What is being asked =>
Present every line in which the string "this" appears.

Supplied records =>
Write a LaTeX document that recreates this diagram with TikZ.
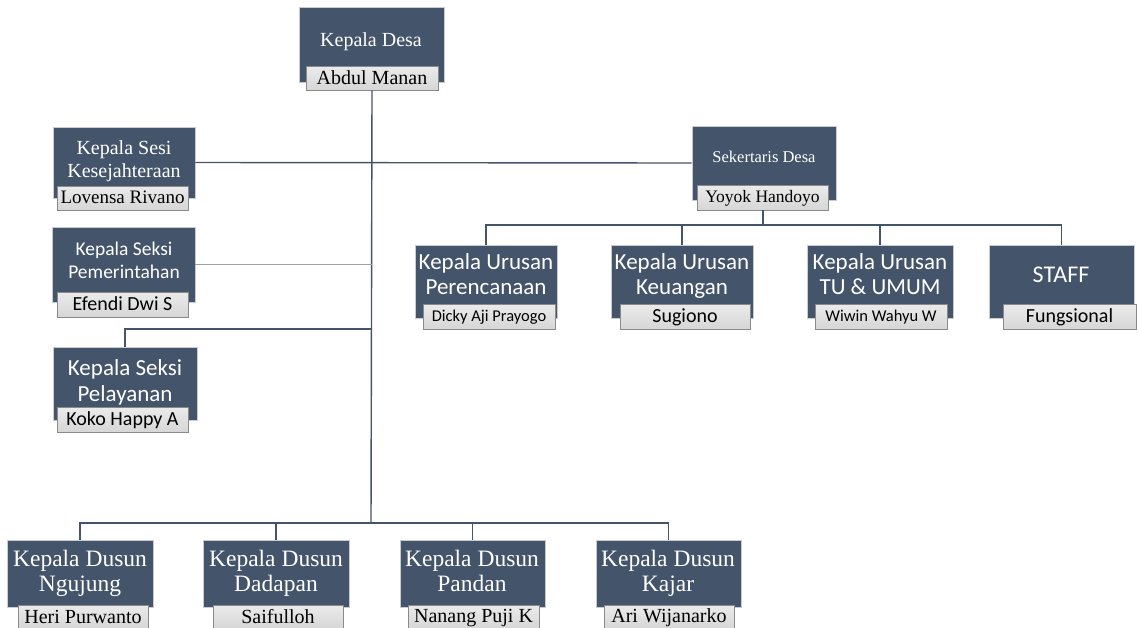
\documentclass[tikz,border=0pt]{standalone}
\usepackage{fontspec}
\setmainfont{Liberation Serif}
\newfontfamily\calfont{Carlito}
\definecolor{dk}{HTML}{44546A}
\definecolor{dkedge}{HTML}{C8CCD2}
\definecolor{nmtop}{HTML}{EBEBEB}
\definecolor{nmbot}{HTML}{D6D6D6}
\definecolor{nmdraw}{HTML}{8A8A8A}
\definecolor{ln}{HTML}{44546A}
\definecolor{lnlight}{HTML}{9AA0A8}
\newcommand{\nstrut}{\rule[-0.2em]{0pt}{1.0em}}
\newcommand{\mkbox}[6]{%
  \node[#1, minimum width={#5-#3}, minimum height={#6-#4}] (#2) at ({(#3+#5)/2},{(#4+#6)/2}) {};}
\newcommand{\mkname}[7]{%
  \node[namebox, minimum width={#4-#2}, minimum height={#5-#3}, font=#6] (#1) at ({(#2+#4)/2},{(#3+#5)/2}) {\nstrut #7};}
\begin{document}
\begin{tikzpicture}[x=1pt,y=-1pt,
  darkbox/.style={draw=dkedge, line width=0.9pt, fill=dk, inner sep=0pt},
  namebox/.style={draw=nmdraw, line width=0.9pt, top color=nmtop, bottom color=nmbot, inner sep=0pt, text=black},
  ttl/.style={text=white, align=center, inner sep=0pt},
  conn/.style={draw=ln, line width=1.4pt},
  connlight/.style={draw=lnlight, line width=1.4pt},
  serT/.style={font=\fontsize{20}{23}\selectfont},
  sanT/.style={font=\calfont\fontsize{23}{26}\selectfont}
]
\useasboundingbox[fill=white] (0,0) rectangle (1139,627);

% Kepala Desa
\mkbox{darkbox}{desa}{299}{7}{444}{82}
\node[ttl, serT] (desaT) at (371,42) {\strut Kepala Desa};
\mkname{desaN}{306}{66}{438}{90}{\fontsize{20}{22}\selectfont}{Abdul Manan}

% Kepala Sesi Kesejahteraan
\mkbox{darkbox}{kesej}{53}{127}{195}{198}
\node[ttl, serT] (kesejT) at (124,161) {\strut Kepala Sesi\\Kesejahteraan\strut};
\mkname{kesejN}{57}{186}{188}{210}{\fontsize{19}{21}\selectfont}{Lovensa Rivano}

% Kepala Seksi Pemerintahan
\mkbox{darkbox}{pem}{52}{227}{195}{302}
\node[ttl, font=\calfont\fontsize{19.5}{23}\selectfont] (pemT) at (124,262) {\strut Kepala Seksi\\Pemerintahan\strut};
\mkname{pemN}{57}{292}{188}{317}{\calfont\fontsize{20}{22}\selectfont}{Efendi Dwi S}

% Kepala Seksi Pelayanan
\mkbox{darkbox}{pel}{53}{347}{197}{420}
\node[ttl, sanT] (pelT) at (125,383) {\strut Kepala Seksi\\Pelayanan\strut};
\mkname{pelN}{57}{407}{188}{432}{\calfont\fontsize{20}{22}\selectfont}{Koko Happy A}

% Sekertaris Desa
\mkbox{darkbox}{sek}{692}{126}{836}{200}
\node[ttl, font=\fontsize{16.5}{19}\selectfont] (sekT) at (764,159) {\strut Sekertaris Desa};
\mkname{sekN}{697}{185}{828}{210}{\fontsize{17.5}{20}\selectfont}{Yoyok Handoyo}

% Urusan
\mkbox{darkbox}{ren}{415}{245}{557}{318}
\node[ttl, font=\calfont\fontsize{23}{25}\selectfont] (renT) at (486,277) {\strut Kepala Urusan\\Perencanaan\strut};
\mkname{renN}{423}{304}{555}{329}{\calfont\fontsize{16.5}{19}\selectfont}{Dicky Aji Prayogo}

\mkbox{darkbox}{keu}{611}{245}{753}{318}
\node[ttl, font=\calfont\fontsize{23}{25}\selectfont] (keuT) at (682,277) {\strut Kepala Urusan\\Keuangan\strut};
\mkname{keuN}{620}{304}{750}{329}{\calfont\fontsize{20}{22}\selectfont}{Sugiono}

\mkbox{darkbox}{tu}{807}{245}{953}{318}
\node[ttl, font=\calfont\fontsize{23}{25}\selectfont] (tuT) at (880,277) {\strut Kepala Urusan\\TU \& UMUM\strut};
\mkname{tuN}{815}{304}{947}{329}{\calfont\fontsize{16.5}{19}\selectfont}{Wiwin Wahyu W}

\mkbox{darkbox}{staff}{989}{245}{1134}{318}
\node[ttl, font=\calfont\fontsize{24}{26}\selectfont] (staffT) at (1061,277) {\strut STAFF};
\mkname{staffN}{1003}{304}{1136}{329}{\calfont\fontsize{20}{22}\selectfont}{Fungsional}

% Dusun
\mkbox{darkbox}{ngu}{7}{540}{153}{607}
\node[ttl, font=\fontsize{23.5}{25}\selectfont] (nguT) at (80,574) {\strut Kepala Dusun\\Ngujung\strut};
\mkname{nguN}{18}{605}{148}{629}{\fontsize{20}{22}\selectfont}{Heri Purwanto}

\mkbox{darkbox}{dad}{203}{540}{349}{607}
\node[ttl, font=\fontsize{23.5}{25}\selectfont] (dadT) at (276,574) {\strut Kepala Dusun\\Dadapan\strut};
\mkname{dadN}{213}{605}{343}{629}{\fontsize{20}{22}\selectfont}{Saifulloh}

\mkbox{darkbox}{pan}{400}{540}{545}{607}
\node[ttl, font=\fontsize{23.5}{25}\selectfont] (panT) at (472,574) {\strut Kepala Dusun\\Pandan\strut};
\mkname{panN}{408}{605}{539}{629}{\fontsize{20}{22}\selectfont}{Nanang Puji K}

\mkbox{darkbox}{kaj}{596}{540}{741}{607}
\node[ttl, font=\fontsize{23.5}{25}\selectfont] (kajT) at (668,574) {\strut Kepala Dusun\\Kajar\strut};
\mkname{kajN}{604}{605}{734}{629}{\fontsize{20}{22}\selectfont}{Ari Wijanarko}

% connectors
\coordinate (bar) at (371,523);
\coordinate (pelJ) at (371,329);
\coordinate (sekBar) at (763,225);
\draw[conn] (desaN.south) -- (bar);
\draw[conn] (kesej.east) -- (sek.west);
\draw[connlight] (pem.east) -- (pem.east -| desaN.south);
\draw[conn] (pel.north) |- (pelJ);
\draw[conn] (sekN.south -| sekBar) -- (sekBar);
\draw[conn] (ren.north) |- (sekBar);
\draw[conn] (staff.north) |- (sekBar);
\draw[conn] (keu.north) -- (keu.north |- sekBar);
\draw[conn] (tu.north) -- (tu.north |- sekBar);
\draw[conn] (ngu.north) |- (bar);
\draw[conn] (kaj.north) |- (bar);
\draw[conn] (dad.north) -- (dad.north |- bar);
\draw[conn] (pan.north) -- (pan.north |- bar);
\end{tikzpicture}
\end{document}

* * *

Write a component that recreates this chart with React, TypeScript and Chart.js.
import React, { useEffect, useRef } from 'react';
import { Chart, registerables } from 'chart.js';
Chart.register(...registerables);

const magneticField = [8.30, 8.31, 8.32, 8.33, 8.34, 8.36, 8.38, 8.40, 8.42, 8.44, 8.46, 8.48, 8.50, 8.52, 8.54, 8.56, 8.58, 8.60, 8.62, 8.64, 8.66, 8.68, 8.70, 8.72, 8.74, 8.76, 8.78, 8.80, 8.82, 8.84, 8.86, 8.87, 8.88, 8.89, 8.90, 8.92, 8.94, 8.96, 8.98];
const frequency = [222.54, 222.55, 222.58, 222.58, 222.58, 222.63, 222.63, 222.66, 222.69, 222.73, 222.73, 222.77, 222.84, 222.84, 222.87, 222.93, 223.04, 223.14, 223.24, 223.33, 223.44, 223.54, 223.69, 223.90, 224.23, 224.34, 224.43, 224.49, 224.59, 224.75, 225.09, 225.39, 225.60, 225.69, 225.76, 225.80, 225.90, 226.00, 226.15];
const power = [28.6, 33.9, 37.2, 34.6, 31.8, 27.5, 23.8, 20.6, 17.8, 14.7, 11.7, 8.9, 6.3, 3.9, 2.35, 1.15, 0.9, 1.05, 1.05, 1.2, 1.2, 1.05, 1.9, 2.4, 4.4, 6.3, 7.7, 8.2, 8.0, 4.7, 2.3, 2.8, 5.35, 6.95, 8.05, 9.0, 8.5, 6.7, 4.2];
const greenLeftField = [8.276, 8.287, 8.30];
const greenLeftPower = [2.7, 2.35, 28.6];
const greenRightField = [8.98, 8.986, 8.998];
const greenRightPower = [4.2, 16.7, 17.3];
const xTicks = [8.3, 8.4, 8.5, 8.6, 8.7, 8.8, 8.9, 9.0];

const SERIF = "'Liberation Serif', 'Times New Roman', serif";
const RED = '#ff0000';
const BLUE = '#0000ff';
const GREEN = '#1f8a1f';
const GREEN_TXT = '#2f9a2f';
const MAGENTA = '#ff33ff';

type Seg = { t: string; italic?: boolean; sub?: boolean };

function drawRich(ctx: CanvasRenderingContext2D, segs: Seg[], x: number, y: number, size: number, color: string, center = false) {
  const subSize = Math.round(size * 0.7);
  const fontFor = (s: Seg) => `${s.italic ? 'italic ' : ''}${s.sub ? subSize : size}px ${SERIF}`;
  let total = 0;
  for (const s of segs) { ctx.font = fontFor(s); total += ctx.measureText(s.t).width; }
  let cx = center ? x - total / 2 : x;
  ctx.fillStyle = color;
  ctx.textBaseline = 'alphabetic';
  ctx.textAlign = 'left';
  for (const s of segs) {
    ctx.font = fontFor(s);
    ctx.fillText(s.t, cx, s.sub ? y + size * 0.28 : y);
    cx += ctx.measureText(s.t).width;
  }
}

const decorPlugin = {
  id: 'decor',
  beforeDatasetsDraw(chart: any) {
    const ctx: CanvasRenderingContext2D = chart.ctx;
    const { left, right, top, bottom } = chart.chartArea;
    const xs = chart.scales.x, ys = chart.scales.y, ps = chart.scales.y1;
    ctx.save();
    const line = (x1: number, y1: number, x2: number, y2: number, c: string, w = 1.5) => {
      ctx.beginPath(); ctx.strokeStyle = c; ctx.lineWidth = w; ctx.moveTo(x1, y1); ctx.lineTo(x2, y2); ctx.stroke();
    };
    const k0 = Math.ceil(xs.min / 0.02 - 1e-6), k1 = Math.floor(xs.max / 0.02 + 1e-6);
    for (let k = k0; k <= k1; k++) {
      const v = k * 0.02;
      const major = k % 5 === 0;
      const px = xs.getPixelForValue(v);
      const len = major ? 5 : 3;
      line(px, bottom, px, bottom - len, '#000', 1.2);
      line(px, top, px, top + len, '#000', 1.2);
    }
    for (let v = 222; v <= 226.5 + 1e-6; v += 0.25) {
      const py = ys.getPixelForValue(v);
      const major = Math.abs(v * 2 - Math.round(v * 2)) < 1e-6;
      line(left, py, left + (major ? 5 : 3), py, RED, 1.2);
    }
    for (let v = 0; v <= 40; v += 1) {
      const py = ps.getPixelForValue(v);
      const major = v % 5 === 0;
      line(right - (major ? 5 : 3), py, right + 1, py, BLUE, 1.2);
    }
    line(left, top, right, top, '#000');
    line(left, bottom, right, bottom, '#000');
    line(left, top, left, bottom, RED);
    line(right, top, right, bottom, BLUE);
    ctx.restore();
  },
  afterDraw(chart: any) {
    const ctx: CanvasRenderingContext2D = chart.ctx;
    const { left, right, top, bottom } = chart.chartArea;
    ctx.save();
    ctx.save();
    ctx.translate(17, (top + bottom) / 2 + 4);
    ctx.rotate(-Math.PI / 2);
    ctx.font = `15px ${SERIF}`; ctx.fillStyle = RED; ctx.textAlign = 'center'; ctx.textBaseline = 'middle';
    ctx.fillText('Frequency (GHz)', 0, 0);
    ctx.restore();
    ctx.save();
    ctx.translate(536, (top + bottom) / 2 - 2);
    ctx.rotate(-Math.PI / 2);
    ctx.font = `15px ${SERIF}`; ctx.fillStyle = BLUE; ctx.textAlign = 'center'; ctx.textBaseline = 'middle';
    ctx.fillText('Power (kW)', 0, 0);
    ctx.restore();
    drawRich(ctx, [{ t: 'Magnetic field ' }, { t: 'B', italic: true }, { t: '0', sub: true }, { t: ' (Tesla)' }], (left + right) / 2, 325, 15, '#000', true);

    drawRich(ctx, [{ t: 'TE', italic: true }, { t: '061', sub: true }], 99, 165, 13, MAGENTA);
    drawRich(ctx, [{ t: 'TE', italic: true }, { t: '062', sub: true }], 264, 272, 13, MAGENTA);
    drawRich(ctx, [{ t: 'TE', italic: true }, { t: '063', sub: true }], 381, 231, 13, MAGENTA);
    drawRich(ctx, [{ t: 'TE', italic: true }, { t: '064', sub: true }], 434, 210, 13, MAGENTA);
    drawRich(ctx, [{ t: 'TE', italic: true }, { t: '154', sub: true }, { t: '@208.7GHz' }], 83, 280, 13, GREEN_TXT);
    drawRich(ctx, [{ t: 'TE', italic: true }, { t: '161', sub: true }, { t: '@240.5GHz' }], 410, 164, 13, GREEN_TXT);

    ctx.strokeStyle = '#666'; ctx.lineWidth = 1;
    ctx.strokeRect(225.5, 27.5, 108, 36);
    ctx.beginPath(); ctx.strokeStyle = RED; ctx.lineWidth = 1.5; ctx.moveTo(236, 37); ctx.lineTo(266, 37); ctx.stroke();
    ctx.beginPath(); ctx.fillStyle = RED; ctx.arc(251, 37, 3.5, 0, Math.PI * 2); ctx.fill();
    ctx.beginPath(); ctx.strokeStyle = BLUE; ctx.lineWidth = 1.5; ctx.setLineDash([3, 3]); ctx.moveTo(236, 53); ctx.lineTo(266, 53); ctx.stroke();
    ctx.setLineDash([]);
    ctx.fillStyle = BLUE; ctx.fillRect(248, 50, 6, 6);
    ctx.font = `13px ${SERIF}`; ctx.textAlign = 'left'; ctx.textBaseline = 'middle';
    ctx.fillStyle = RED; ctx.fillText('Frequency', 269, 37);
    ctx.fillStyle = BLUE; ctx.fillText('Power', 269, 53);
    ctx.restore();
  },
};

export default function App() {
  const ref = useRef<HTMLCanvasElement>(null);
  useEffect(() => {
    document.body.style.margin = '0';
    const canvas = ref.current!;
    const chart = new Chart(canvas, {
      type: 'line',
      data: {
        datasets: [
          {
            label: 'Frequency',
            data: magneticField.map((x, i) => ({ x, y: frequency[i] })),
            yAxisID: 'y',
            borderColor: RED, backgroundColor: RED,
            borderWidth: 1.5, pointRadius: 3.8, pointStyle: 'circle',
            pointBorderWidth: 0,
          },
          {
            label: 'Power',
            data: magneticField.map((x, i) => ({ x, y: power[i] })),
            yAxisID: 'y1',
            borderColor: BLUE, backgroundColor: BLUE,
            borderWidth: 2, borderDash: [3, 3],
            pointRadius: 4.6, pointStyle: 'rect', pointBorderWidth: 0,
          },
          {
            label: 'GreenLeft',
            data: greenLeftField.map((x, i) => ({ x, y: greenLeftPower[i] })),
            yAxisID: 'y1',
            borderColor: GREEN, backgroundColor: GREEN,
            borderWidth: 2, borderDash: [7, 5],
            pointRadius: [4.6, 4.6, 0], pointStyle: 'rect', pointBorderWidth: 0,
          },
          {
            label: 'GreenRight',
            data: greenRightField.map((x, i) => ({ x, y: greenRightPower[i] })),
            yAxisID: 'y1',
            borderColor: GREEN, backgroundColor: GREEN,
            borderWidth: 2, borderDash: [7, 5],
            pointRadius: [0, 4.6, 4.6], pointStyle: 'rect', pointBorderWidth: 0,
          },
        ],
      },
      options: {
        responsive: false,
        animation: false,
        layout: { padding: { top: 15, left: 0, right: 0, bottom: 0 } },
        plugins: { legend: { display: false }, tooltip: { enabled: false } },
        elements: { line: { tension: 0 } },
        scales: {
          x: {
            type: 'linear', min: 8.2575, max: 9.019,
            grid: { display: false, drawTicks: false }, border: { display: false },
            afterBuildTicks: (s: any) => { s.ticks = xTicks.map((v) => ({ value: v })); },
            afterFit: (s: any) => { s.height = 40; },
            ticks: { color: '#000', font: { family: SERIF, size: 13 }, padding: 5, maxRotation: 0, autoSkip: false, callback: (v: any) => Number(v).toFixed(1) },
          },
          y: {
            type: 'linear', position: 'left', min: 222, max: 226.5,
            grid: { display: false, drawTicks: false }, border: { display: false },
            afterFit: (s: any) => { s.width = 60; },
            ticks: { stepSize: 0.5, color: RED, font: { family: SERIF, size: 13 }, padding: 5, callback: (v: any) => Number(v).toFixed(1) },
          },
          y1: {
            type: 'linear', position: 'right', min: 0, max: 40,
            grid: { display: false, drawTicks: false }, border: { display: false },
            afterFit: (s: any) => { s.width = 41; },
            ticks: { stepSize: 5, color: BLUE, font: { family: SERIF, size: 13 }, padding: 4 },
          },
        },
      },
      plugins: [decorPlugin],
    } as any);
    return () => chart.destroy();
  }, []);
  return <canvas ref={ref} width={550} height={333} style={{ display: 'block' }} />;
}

Reply to the task =>
Write a LaTeX document that recreates this diagram with TikZ.
Write a component that recreates this chart with React, TypeScript and Chart.js.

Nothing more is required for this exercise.